Scatter of 30 points showing best-epoch accuracy vs hidden E rate. Points are coloured by hidden I rate from dark purple (I=0) to bright yellow (I=22 Hz). Three groups: a low-E dark-purple cluster at accuracy 77-78% (W^EI ≤ 0.5, I=0, E ≈ 2.2-2.6 Hz); a high-E dark-purple knot at accuracy 80.5% (W^EI=0.6, I=0, E ≈ 4.2 Hz); a transitional W^EI=0.75 cluster (some seeds at I≈4.7 Hz, some at I=0, E ≈ 7.8 Hz, acc ≈ 84.75%); a green/yellow upper band at accuracy 83-86% (W^EI ≥ 1, I > 12 Hz, E 2-3 Hz). Labels mark W^EI values. — Each dot is one $(W^{EI}, \text{seed})$ cell of the 100-epoch diagonal sweep, plotted at its best-epoch test accuracy vs final hidden-E rate. Colour encodes hidden-I rate; labels mark the $W^{EI}$ value at one representative seed.

The diagonal scatter resolves the same physics as Figure 2b at higher resolution. The dark-purple ( $I = 0$ ) cluster now visibly splits into two sub-clouds: a low-E group ( $W^{EI} \leq 0.5$ , E ≈ 2.4–3.7 Hz, acc ≈ 77%) and a tight knot at $W^{EI} = 0.6$ (E ≈ 7.7 Hz, acc ≈ 81%) — the high-accuracy stretched-COBA solution.

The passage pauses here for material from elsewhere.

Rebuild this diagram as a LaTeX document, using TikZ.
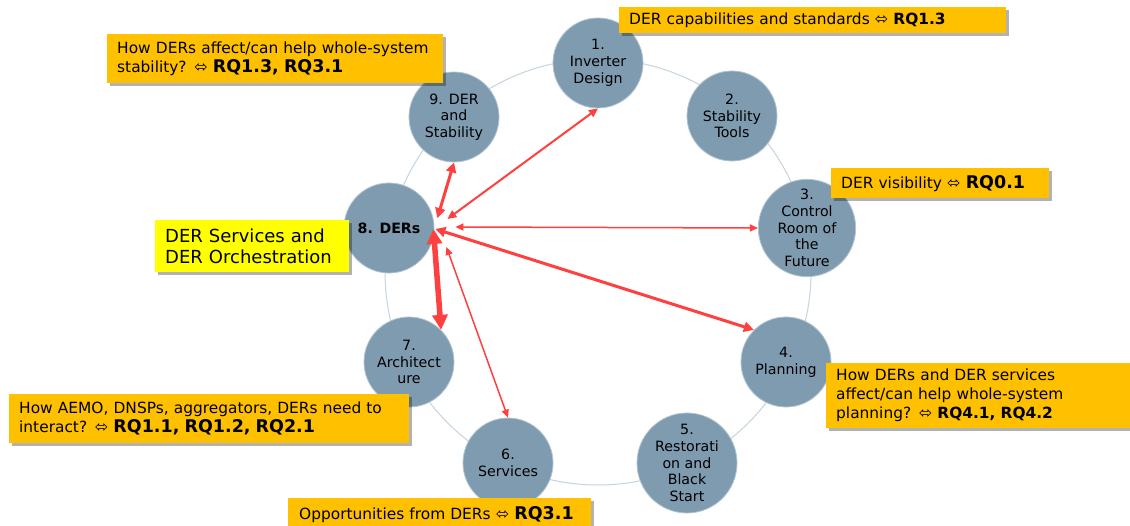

They share the silent-I label but separate cleanly in $(E, \text{acc})$ . The green/yellow PING cluster ( $W^{EI} \geq 0.75$ ) sits above at 82–85% accuracy with E rates clamped to 2–5 Hz by inhibitory feedback. The recruitment of inhibition (purple→green colour transition) and the accuracy cliff (vertical jump) happen at the same $W^{EI}$ step in this slice (0.6 → 0.75), but the two purple sub-clouds prove that high accuracy is achievable on either side of the I-recruitment threshold — just at very different E rates.

Discussion

The $(W^{EI}, W^{IE})$ map separates two accuracy basins — a high-E silent-I stretched-COBA solution and a low-E loop-engaged PING solution — that share the loss surface but live at very different per-spike economy. The PING corner is not uniquely optimal for accuracy at this tier, but it is the only corner where the E rate is held down to single digits; the rest of the per-spike-economy story in ar009 lives there.

Next steps

Run the same diagonal at full MNIST + more epochs to check whether the two basins converge or stay separated.
Sweep $W^{EI}$ and $W^{IE}$ independently (off-diagonal) to see whether the I-recruitment threshold tracks the product or one factor alone.